Del mismo modo que en los primeros siglos de la Iglesia, con san Justino, la filosofía pasó a Cristo, puesto que el cristianismo es "la única filosofía segura y provechosa" (Diálogo con Trifón, 8, 1), así debemos proponer hoy una filosofía y una antropología cristianas que preparen el camino para el descubrimiento de la grandeza y la belleza de Cristo, el Verbo de Dios. Ciertamente, la fascinación de la belleza, de la estética, llevará a nuestros contemporáneos a la ética, es decir, a vivir una vida hermosa y digna.

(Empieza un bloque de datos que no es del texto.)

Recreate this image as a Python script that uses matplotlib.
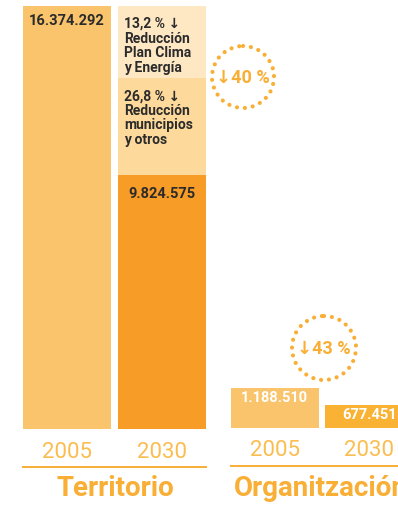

3. El humanismo cristiano puede proponerse a todas las culturas; revela el hombre a sí mismo en la conciencia de su valor y le permite acceder a la fuente misma de su existencia, al Padre creador, y vivir su identidad filial en el Hijo unigénito, "primogénito de toda criatura" (Col 1, 15), con un corazón dilatado por el soplo de su Espíritu de amor. "Ante la riqueza de la salvación realizada por Cristo, caen las barreras que separan las diversas culturas" (Fides et ratio, 70). La locura de la cruz, de la que habla san Pablo (cf. 1 Co 1, 18), es una sabiduría y una fuerza que superan todos las barreras culturales, pues puede enseñarse a todas las naciones.

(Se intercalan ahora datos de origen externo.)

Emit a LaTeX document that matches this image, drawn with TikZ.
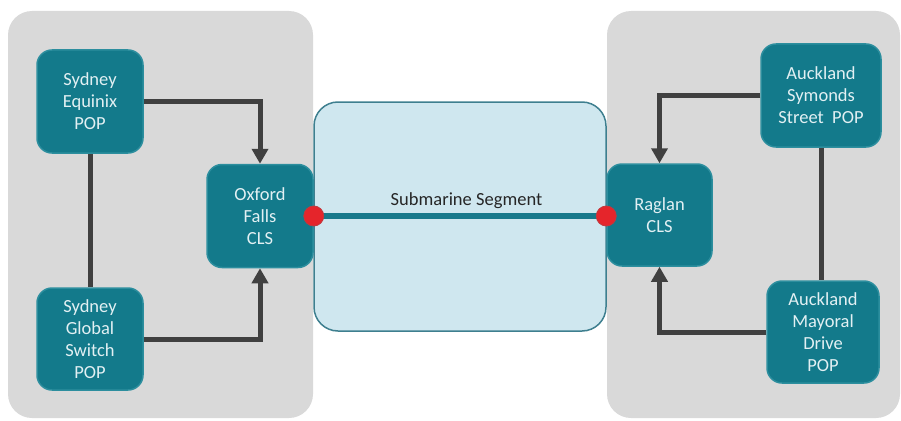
\documentclass[tikz,border=0pt]{standalone}
\usepackage{fontspec}
\setmainfont{Carlito}
\usetikzlibrary{arrows.meta}
\definecolor{panelgray}{HTML}{D9D9D9}
\definecolor{tealbox}{HTML}{137A8B}
\definecolor{tealedge}{HTML}{2C8E9E}
\definecolor{boxtext}{HTML}{E2F0F3}
\definecolor{seafill}{HTML}{CFE7EF}
\definecolor{seaedge}{HTML}{3E7F8F}
\definecolor{arrowgray}{HTML}{404040}
\definecolor{dotred}{HTML}{E5252B}
\definecolor{dotedge}{HTML}{C0393E}
\definecolor{cableteal}{HTML}{18798B}
\tikzset{
  panel/.style={fill=panelgray, draw=none, rounded corners=24pt},
  site/.style={fill=tealbox, draw=tealedge, line width=1.5pt, rounded corners=15pt,
    text=boxtext, align=center, inner sep=0pt,
    font=\fontsize{18.5}{22}\selectfont},
  link/.style={draw=arrowgray, line width=5pt},
  flow/.style={link, -{Triangle[width=16pt,length=15pt]}},
  endpoint/.style={circle, fill=dotred, draw=dotedge, line width=0.8pt, minimum size=20pt, inner sep=0pt},
  cable/.style={draw=cableteal, line width=6pt}
}
\begin{document}
\begin{tikzpicture}[x=1pt,y=-1pt]
\useasboundingbox (0,0) rectangle (901,420);
% panels
\path[panel] (8,11) rectangle (313,418);
\path[panel] (607,11) rectangle (900,418);
\path[fill=seafill, draw=seaedge, line width=1.5pt, rounded corners=24pt] (314,102) rectangle (606,331);
% sites
\node[site, minimum width=106pt, minimum height=103pt] (eq) at (90,101.5) {Sydney\\Equinix\\POP};
\node[site, minimum width=106pt, minimum height=102pt] (gs) at (90,339) {Sydney\\Global\\Switch\\POP};
\node[site, minimum width=106pt, minimum height=103pt] (ox) at (260,216) {Oxford\\Falls\\CLS};
\node[site, minimum width=105pt, minimum height=102pt] (rg) at (659.5,215) {Raglan\\CLS};
\node[site, minimum width=120pt, minimum height=103pt] (sy) at (821,95.5) {Auckland\\Symonds\\Street\ \ POP};
\node[site, minimum width=112pt, minimum height=102pt] (my) at (823,332) {Auckland\\Mayoral\\Drive\\POP};
% connectors
\draw[link] (eq.south) -- (gs.north);
\draw[link] (sy.south) -- (sy.south |- my.north);
\draw[flow] (eq.east) -| (ox.north);
\draw[flow] (gs.east) -| (ox.south);
\draw[flow] (sy.west) -| (rg.north);
\draw[flow] (my.west) -| (rg.south);
% submarine cable
\coordinate (cw) at (ox.east);
\coordinate (ce) at (ox.east -| rg.west);
\draw[cable] (cw) -- (ce);
\node[endpoint] (dw) at (cw) {};
\node[endpoint] (de) at (ce) {};
\node[anchor=base, font=\fontsize{18.5}{22}\selectfont, text=black!85] (lbl) at (466.5,205) {Submarine Segment};
\end{tikzpicture}
\end{document}
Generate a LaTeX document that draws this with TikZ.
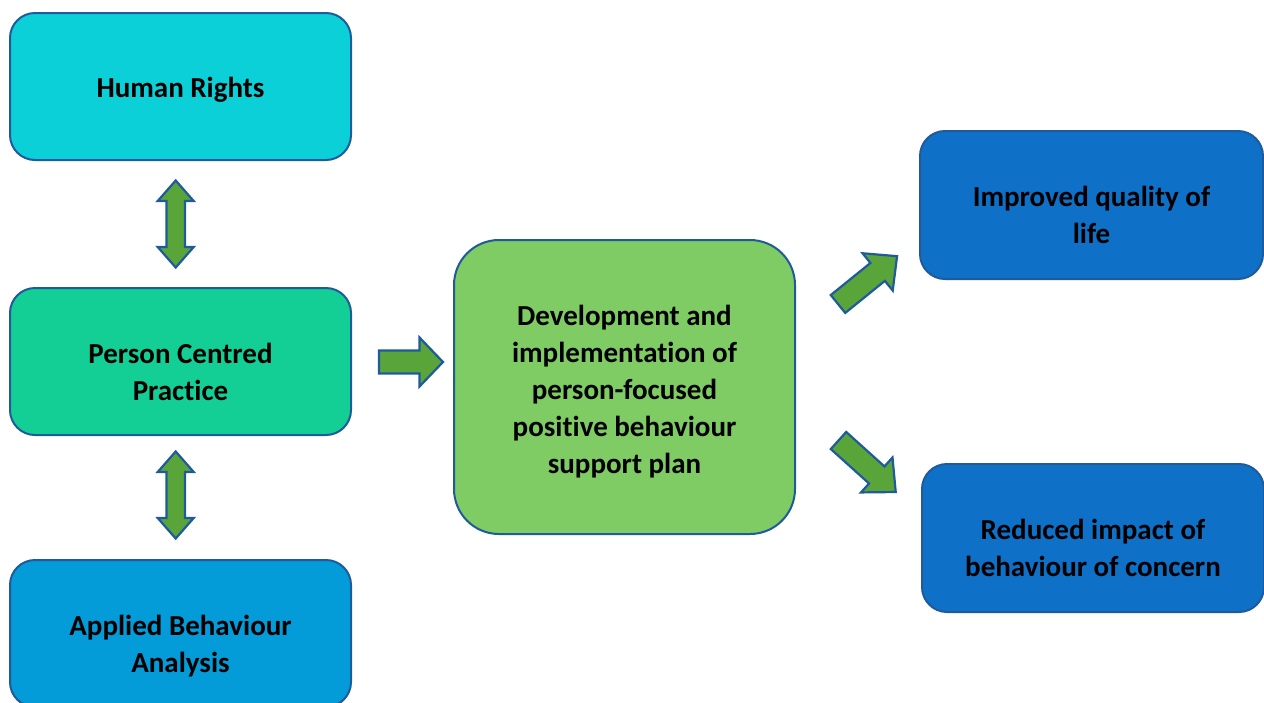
\documentclass[tikz,border=0pt]{standalone}
\usepackage{fontspec}
\setmainfont{Carlito}[Ligatures={NoCommon}]
\begin{document}
\definecolor{edgeblue}{HTML}{1F5A9A}
\definecolor{rightsfill}{HTML}{0CD0D8}
\definecolor{pcpfill}{HTML}{13CF96}
\definecolor{abafill}{HTML}{039BD8}
\definecolor{planfill}{HTML}{7ECC63}
\definecolor{outfill}{HTML}{0E70C6}
\definecolor{arrowfill}{HTML}{5AA53A}
\newcommand\onewayarrow[4]{(0,-#2/2) -- (#1-#4,-#2/2) -- (#1-#4,-#3/2) -- (#1,0) -- (#1-#4,#3/2) -- (#1-#4,#2/2) -- (0,#2/2) -- cycle}
\newcommand\twowayarrow[4]{(-#1/2,0) -- (-#1/2+#4,#3/2) -- (-#1/2+#4,#2/2) -- (#1/2-#4,#2/2) -- (#1/2-#4,#3/2) -- (#1/2,0) -- (#1/2-#4,-#3/2) -- (#1/2-#4,-#2/2) -- (-#1/2+#4,-#2/2) -- (-#1/2+#4,-#3/2) -- cycle}
\begin{tikzpicture}[x=1pt,y=-1pt,
  box/.style={draw=edgeblue,line width=2pt,rounded corners=25pt,inner sep=0pt},
  lbl/.style={inner sep=0pt,align=center,font=\fontsize{29}{37}\selectfont\bfseries,text=black},
  fat/.style={draw=edgeblue,line width=2.2pt,fill=arrowfill,line join=miter}]
\clip (0,0) rectangle (1264,702);
\useasboundingbox (0,0) rectangle (1264,702);

% left column
\node[box,fill=rightsfill,minimum width=341pt,minimum height=147pt] (rights) at (180.5,86.5) {};
\node[box,fill=pcpfill,minimum width=341pt,minimum height=147pt] (pcp) at (180.5,361.5) {};
\node[box,fill=abafill,minimum width=341pt,minimum height=147pt] (aba) at (180.5,633.5) {};
\node[lbl] (rightsT) at ([yshift=-3pt]rights.center) {Human Rights};
\node[lbl] (pcpT) at ([yshift=-10pt]pcp.center) {Person Centred\\Practice};
\node[lbl] (abaT) at ([yshift=-13pt]aba.center) {Applied Behaviour\\Analysis};

% central plan
\node[box,fill=planfill,rounded corners=45pt,minimum width=341pt,minimum height=294pt] (plan) at (624.5,387) {};
\node[lbl] (planT) at ([yshift=-5pt]plan.center) {Development and\\implementation of\\person-focused\\positive behaviour\\support plan};

% outcomes
\node[box,fill=outfill,minimum width=343pt,minimum height=148pt] (life) at (1091.5,205) {};
\node[box,fill=outfill,minimum width=342pt,minimum height=148pt] (reduce) at (1093,538) {};
\node[lbl] (lifeT) at ([yshift=-10pt]life.center) {Improved quality of\\life};
\node[lbl] (reduceT) at ([yshift=-10pt]reduce.center) {Reduced impact of\\behaviour of concern};

% block arrows between the boxes
\coordinate (a1) at (175.7,224);
\coordinate (a2) at (175.7,495);
\coordinate (a3) at (379,362);
\coordinate (a4) at (838,304);
\coordinate (a5) at (838.5,440.5);
\begin{scope}[shift={(a1)},rotate=90]
  \draw[fat] \twowayarrow{87}{18.6}{36}{20.5};
\end{scope}
\begin{scope}[shift={(a2)},rotate=90]
  \draw[fat] \twowayarrow{87}{18.6}{36}{20.5};
\end{scope}
\begin{scope}[shift={(a3)}]
  \draw[fat] \onewayarrow{64}{23}{49}{23.5};
\end{scope}
\begin{scope}[shift={(a4)},rotate=39]
  \draw[fat] \onewayarrow{76}{23}{48}{25};
\end{scope}
\begin{scope}[shift={(a5)},rotate=-42]
  \draw[fat] \onewayarrow{77}{23}{47}{25.5};
\end{scope}
\end{tikzpicture}
\end{document}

El humanismo cristiano es capaz de integrar las mejores conquistas de la ciencia y de la técnica para mayor bienestar del hombre. Conjura, al mismo tiempo, las amenazas contra su dignidad de persona, sujeto de derechos y deberes, y contra su misma existencia, hoy tan seriamente puesta en tela de juicio, desde su concepción hasta el término natural de su vida terrena. En efecto, si el hombre vive una vida humana gracias a la cultura, sólo existe cultura realmente humana si es del hombre, por el hombre y para el hombre, o sea, para todo el hombre y para todos los hombres. El humanismo más auténtico es el  que  nos muestra la Biblia en el designio de amor de Dios para el hombre, designio más admirable aún gracias al Redentor. "En realidad, el misterio del hombre sólo se esclarece en el misterio del Verbo encarnado" (Gaudium et spes, 22).

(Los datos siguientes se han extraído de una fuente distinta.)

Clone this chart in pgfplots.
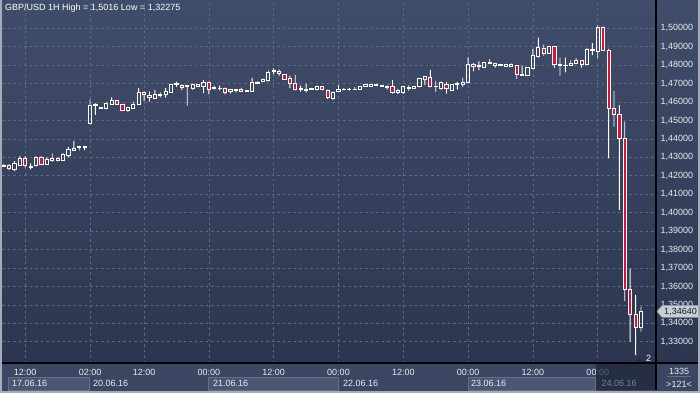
\documentclass[border=0pt]{standalone}
\usepackage{pgfplots}
\pgfplotsset{compat=1.18}
\usepackage{pgfplotstable}
\usepackage{fontspec}
\setmainfont{Liberation Sans}
\definecolor{bgtop}{RGB}{64,77,106}
\definecolor{bgbot}{RGB}{44,54,80}
\definecolor{strip}{RGB}{58,70,98}
\definecolor{gridc}{RGB}{92,105,135}
\definecolor{cred}{RGB}{222,18,48}
\definecolor{lbl}{RGB}{232,236,242}
\definecolor{datebox}{RGB}{74,86,114}
\definecolor{dateline}{RGB}{98,111,140}
\definecolor{framec}{RGB}{165,172,185}
\definecolor{tagc}{RGB}{200,205,214}
\definecolor{tagline}{RGB}{140,147,160}
\definecolor{tagtext}{RGB}{25,25,30}
\definecolor{shadec}{RGB}{30,37,55}
\definecolor{greytext}{RGB}{120,130,150}
\definecolor{tric}{RGB}{38,46,64}

\pgfplotstableread{
k O H L C
0 1.4253 1.4262 1.4248 1.4256
1 1.4257 1.4264 1.4231 1.4239
2 1.4237 1.4280 1.4225 1.4266
3 1.4258 1.4307 1.4255 1.4295
4 1.4295 1.4307 1.4245 1.4255
5 1.4248 1.4267 1.4235 1.4252
6 1.4255 1.4307 1.4250 1.4300
7 1.4300 1.4305 1.4258 1.4264
8 1.4264 1.4300 1.4258 1.4289
9 1.4282 1.4322 1.4275 1.4293
10 1.4295 1.4300 1.4278 1.4284
11 1.4282 1.4325 1.4282 1.4316
12 1.4313 1.4355 1.4300 1.4345
13 1.4338 1.4389 1.4336 1.4349
14 1.4352 1.4362 1.4338 1.4361
15 1.4356 1.4362 1.4340 1.4361
16 1.4485 1.4615 1.4480 1.4580
17 1.4582 1.4593 1.4530 1.4586
18 1.4565 1.4571 1.4562 1.4569
19 1.4563 1.4600 1.4560 1.4594
20 1.4589 1.4625 1.4586 1.4609
21 1.4609 1.4611 1.4586 1.4588
22 1.4588 1.4590 1.4551 1.4553
23 1.4557 1.4572 1.4548 1.4569
24 1.4566 1.4602 1.4563 1.4588
25 1.4588 1.4675 1.4584 1.4653
26 1.4653 1.4657 1.4606 1.4639
27 1.4637 1.4657 1.4602 1.4626
28 1.4620 1.4666 1.4617 1.4639
29 1.4635 1.4653 1.4624 1.4642
30 1.4642 1.4675 1.4624 1.4657
31 1.4653 1.4700 1.4651 1.4696
32 1.4693 1.4711 1.4682 1.4700
33 1.4689 1.4696 1.4666 1.4678
34 1.4682 1.4689 1.4581 1.4689
35 1.4675 1.4700 1.4667 1.4696
36 1.4696 1.4697 1.4686 1.4686
37 1.4686 1.4720 1.4648 1.4704
38 1.4707 1.4711 1.4642 1.4671
39 1.4675 1.4689 1.4667 1.4678
40 1.4673 1.4689 1.4664 1.4675
41 1.4675 1.4678 1.4642 1.4653
42 1.4660 1.4666 1.4646 1.4666
43 1.4662 1.4667 1.4653 1.4667
44 1.4667 1.4678 1.4655 1.4657
45 1.4657 1.4662 1.4657 1.4662
46 1.4660 1.4733 1.4657 1.4704
47 1.4703 1.4712 1.4700 1.4708
48 1.4711 1.4727 1.4709 1.4725
49 1.4718 1.4772 1.4711 1.4761
50 1.4765 1.4783 1.4751 1.4772
51 1.4765 1.4776 1.4743 1.4754
52 1.4751 1.4751 1.4722 1.4725
53 1.4729 1.4743 1.4675 1.4700
54 1.4700 1.4747 1.4664 1.4667
55 1.4668 1.4689 1.4657 1.4675
56 1.4664 1.4700 1.4653 1.4667
57 1.4671 1.4677 1.4668 1.4675
58 1.4667 1.4689 1.4664 1.4682
59 1.4682 1.4684 1.4664 1.4667
60 1.4664 1.4667 1.4617 1.4624
61 1.4620 1.4657 1.4613 1.4653
62 1.4660 1.4693 1.4657 1.4669
63 1.4668 1.4675 1.4664 1.4669
64 1.4668 1.4675 1.4664 1.4669
65 1.4668 1.4682 1.4668 1.4671
66 1.4667 1.4682 1.4667 1.4682
67 1.4686 1.4695 1.4684 1.4693
68 1.4693 1.4698 1.4684 1.4687
69 1.4688 1.4695 1.4686 1.4693
70 1.4686 1.4691 1.4682 1.4689
71 1.4681 1.4690 1.4668 1.4683
72 1.4686 1.4719 1.4646 1.4650
73 1.4654 1.4672 1.4643 1.4661
74 1.4654 1.4686 1.4646 1.4682
75 1.4672 1.4690 1.4661 1.4679
76 1.4675 1.4688 1.4673 1.4686
77 1.4682 1.4729 1.4679 1.4726
78 1.4722 1.4740 1.4692 1.4737
79 1.4733 1.4773 1.4679 1.4682
80 1.4682 1.4715 1.4654 1.4686
81 1.4672 1.4711 1.4668 1.4708
82 1.4697 1.4708 1.4646 1.4672
83 1.4664 1.4697 1.4661 1.4693
84 1.4693 1.4708 1.4668 1.4700
85 1.4697 1.4733 1.4682 1.4708
86 1.4704 1.4842 1.4701 1.4805
87 1.4805 1.4813 1.4766 1.4795
88 1.4795 1.4820 1.4773 1.4798
89 1.4787 1.4818 1.4786 1.4816
90 1.4809 1.4834 1.4809 1.4816
91 1.4809 1.4813 1.4787 1.4798
92 1.4802 1.4803 1.4797 1.4798
93 1.4795 1.4804 1.4794 1.4802
94 1.4795 1.4809 1.4794 1.4802
95 1.4801 1.4802 1.4726 1.4750
96 1.4747 1.4798 1.4743 1.4751
97 1.4745 1.4787 1.4743 1.4787
98 1.4783 1.4888 1.4779 1.4852
99 1.4845 1.4949 1.4841 1.4895
100 1.4892 1.4913 1.4852 1.4866
101 1.4863 1.4904 1.4862 1.4902
102 1.4902 1.4902 1.4787 1.4805
103 1.4798 1.4841 1.4743 1.4805
104 1.4798 1.4841 1.4761 1.4801
105 1.4801 1.4826 1.4798 1.4812
106 1.4812 1.4837 1.4808 1.4823
107 1.4823 1.4823 1.4787 1.4805
108 1.4805 1.4892 1.4801 1.4884
109 1.4881 1.4920 1.4855 1.4884
110 1.4877 1.5016 1.4837 1.5007
111 1.5007 1.5009 1.4877 1.4881
112 1.4881 1.4888 1.4295 1.4566
113 1.4566 1.4660 1.4467 1.4534
114 1.4534 1.4584 1.4015 1.4403
115 1.4403 1.4494 1.3521 1.3586
116 1.3586 1.3695 1.3301 1.3449
117 1.3449 1.3554 1.32275 1.3379
118 1.3379 1.3490 1.3355 1.3464
}\candles

\begin{document}
\begin{tikzpicture}[x=1pt,y=1pt]
\useasboundingbox (0,0) rectangle (700,393);
\shade[top color=bgtop, bottom color=bgbot] (0,30) rectangle (700,393);
\fill[strip] (0,0) rectangle (700,30);
\filldraw[fill=datebox, draw=dateline, line width=0.6pt] (8,3) rectangle (89,16);
\filldraw[fill=datebox, draw=dateline, line width=0.6pt] (208,3) rectangle (338,16);
\filldraw[fill=datebox, draw=dateline, line width=0.6pt] (468,3) rectangle (595,16);
\begin{axis}[
  at={(2pt,30pt)}, anchor=south west, scale only axis,
  width=653pt, height=363pt,
  xmin=-0.3, xmax=120.6, ymin=1.31849, ymax=1.51535,
  ybar stacked,
  axis line style={draw=none},
  major tick length=0pt,
  xtick={4,16,26,38,50,62,74,86,98,110},
  xticklabels={12:00,02:00,12:00,00:00,12:00,00:00,12:00,00:00,12:00,00:00},
  ytick={1.33,1.34,1.35,1.36,1.37,1.38,1.39,1.40,1.41,1.42,1.43,1.44,1.45,1.46,1.47,1.48,1.49,1.50},
  yticklabel pos=right,
  scaled y ticks=false,
  grid=major,
  major grid style={gridc, dash pattern=on 2.5pt off 3pt, line width=0.7pt},
  tick label style={font=\fontsize{9}{10}\selectfont, text=lbl},
  xticklabel style={yshift=-2.5pt},
  yticklabel style={anchor=west, xshift=2pt,
    /pgf/number format/fixed, /pgf/number format/fixed zerofill,
    /pgf/number format/precision=5, /pgf/number format/use comma,
    /pgf/number format/assume math mode=true},
]
\addplot[draw=none, fill=none, bar width=1pt] table[x=k, y=L]{\candles};
\addplot[draw=none, fill=white, bar width=0.9pt] table[x=k, y expr={min(\thisrow{O},\thisrow{C})-\thisrow{L}}]{\candles};
\addplot[draw=white, fill=none, line width=0.9pt, bar width=3.2pt] table[x=k, y expr={max(\thisrow{C}-\thisrow{O},0)}]{\candles};
\addplot[draw=white, fill=cred, line width=0.9pt, bar width=3.2pt] table[x=k, y expr={max(\thisrow{O}-\thisrow{C},0)}]{\candles};
\addplot[draw=none, fill=white, bar width=0.9pt] table[x=k, y expr={\thisrow{H}-max(\thisrow{O},\thisrow{C})}]{\candles};
\end{axis}
% title
\node[anchor=west, text=white, font=\fontsize{9}{10}\selectfont, inner sep=0pt] at (5,384.7) {GBP/USD 1H High = 1,5016 Low = 1,32275};
% date labels
\begin{scope}[every node/.style={anchor=west, text=lbl, font=\fontsize{9}{10}\selectfont, inner sep=0pt}]
\node at (12,9.6) {17.06.16};
\node at (93,9.6) {20.06.16};
\node at (213,9.6) {21.06.16};
\node at (343,9.6) {22.06.16};
\node at (471,9.6) {23.06.16};
\end{scope}
% highlighted last day
\fill[shadec, opacity=0.72] (596,3) rectangle (656,29);
\node[anchor=west, text=greytext, font=\fontsize{9}{10}\selectfont, inner sep=0pt] at (601.5,9.6) {24.06.16};
% separators
\draw[black, line width=1.2pt] (2,30) -- (698,30);
\draw[black, line width=1.2pt] (656,3) -- (656,393);
% corner box
\node[text=lbl, font=\fontsize{9}{10}\selectfont, inner sep=0pt] at (679,22) {1335};
\draw[dateline, line width=0.6pt] (667,16.5) -- (691,16.5);
\node[text=lbl, font=\fontsize{9}{10}\selectfont, inner sep=0pt] at (679,9) {>121<};
% price tag
\filldraw[fill=tagc, draw=tagline, line width=0.5pt] (657,81.5) -- (662,87.5) -- (699,87.5) -- (699,75.5) -- (662,75.5) -- cycle;
\node[text=tagtext, font=\fontsize{9}{10}\selectfont, inner sep=0pt] at (680.5,81.5) {1,34640};
% marker near bottom
\fill[tric] (636,31.5) -- (642,31.5) -- (639,36) -- cycle;
\node[text=white, font=\fontsize{9}{10}\selectfont, inner sep=0pt] at (648.5,34.5) {2};
% outer frame
\fill[framec] (0,0) rectangle (2,393);
\fill[framec] (0,0) rectangle (700,2.5);
\fill[framec] (698,0) rectangle (700,393);
\end{tikzpicture}
\end{document}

La pluralidad de los enfoques antropológicos, que constituye una riqueza para la humanidad entera, también puede engendrar escepticismo e indiferencia religiosa; se trata de un desafío que es preciso afrontar con inteligencia y valentía. La Iglesia no tiene miedo de la diversidad legítima, que manifiesta los ricos tesoros del alma humana. Por el contrario, se apoya en esta diversidad para inculturar el mensaje evangélico. He podido darme cuenta de ello durante los diversos viajes que he realizado a todos los continentes.

4. A pocas semanas de la apertura de la Puerta santa, símbolo de Cristo, cuyo corazón completamente abierto está dispuesto a acoger a los hombres y mujeres de todas las culturas en el seno de su Iglesia, deseo vivamente que el Consejo pontificio para la cultura prosiga sus esfuerzos, sus investigaciones y sus iniciativas, sobre todo sosteniendo a las Iglesias particulares y favoreciendo el descubrimiento del Señor de la historia por parte de quienes están sumergidos en el relativismo y en la indiferencia, rostros nuevos de la falta de fe. Será un modo de devolver a esas personas la esperanza que necesitan para edificar su vida personal, participar en la construcción de la sociedad y volver a Cristo, alfa y omega. En particular, os invito a apoyar a las comunidades cristianas, que no siempre disponen de medios, para que presten una renovada atención al mundo tan diversificado de los jóvenes y sus educadores, de los científicos y los investigadores, de los artistas, de los poetas, de los escritores y de todas las personas comprometidas en la vida cultural, a fin de que la Iglesia afronte los grandes desafíos de la cultura contemporánea. Esto vale tanto para Occidente como para las tierras de misión.

Os renuevo mi gratitud por el trabajo realizado, y, encomendándoos a la intercesión de la Virgen María, que supo dar a Dios un sí incondicional, y a los grandes doctores de la Iglesia, os imparto complacido a vosotros, así como a todos vuestros seres queridos, como prenda de mi confianza y mi estima, una particular bendición apostólica.